>> BEGIN

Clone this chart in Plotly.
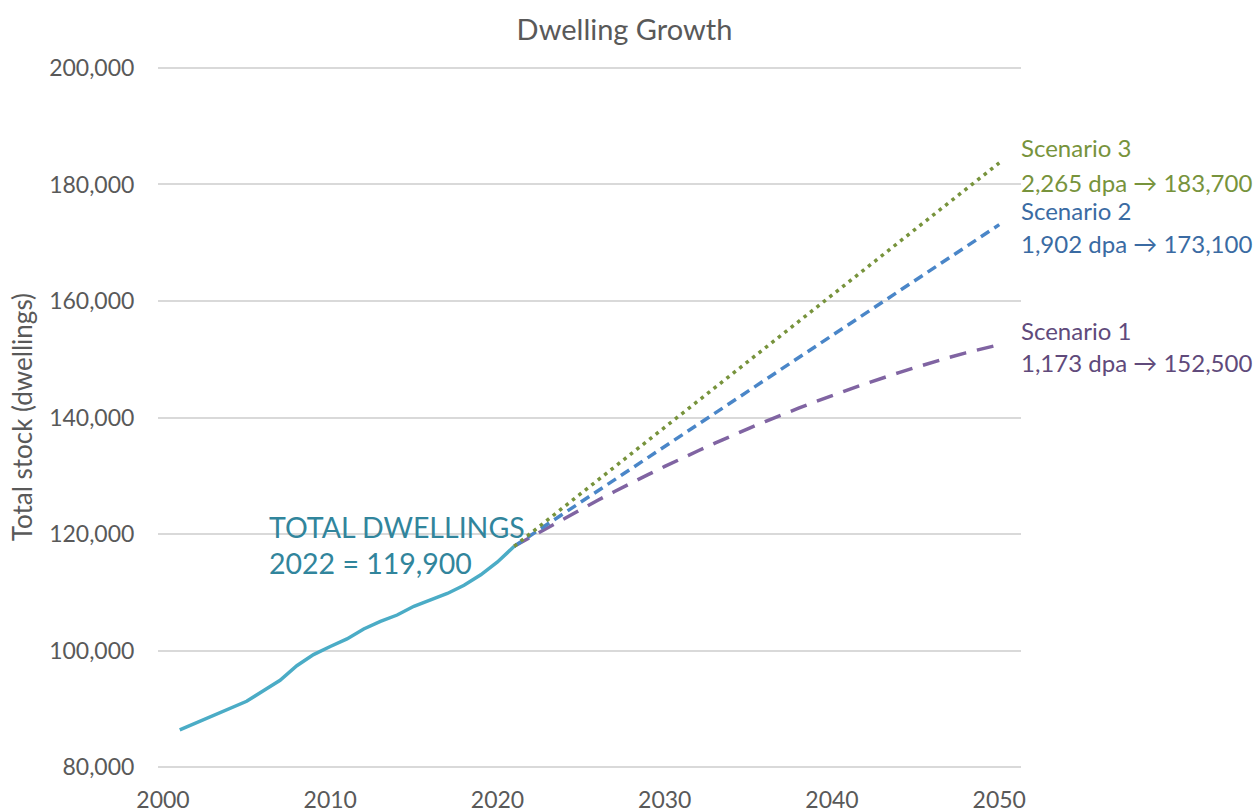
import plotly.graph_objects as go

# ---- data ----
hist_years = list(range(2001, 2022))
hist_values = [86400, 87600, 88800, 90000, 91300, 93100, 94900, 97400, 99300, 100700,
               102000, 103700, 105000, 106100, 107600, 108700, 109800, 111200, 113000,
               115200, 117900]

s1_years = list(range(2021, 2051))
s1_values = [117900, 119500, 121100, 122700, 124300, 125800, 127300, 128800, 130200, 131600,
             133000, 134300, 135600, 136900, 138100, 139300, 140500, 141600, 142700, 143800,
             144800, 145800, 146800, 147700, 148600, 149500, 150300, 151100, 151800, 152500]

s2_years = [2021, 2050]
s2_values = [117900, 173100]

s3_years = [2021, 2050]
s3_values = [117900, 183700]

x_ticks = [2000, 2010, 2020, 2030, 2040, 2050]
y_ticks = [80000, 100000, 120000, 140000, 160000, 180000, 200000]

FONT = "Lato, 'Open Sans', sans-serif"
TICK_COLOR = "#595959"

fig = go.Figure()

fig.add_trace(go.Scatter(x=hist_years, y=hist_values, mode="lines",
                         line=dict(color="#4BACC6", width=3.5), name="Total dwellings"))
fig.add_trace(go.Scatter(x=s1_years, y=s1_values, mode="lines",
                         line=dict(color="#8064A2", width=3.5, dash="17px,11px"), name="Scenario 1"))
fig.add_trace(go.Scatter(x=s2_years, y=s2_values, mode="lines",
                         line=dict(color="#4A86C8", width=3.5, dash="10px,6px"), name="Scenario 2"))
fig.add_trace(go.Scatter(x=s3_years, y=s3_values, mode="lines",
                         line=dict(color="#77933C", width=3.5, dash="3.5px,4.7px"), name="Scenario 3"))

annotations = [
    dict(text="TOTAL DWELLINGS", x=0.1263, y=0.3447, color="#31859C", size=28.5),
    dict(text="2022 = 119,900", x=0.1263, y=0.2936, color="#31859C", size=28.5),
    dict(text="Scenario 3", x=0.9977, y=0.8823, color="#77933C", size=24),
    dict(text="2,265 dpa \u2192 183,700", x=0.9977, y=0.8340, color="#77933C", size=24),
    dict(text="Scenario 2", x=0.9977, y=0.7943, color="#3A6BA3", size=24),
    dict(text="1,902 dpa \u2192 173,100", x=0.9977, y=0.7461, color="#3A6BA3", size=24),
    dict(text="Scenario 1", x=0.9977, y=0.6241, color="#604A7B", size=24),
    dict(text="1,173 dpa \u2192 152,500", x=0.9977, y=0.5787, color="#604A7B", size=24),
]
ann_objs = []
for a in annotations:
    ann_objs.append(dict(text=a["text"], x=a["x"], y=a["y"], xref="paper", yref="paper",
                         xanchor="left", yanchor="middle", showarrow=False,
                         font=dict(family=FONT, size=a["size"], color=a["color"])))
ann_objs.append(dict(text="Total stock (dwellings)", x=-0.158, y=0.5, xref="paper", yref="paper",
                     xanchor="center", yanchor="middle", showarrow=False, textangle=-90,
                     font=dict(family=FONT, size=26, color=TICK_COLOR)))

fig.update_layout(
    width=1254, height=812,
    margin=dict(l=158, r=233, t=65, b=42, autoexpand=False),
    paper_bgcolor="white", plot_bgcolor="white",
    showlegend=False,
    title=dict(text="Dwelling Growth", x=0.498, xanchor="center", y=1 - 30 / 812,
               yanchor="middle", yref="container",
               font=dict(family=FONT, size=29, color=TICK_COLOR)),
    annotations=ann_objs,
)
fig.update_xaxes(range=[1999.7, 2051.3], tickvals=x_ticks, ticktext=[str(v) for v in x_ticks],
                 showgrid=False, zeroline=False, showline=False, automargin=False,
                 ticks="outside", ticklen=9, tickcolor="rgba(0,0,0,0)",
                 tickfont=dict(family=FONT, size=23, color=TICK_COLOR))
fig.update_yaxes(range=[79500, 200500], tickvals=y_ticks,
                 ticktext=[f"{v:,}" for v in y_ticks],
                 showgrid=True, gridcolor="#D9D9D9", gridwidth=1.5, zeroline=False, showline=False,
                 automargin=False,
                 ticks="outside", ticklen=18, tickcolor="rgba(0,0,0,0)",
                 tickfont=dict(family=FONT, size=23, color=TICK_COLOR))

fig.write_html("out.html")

>> END

## Exercise:
Quote, please, every line of the material above from its start through the line that has "115200, 117900]", reproducing the words exactly and dropping any images.

## Output for this task:
Clone this chart in Plotly.
import plotly.graph_objects as go

# ---- data ----
hist_years = list(range(2001, 2022))
hist_values = [86400, 87600, 88800, 90000, 91300, 93100, 94900, 97400, 99300, 100700,
               102000, 103700, 105000, 106100, 107600, 108700, 109800, 111200, 113000,
               115200, 117900]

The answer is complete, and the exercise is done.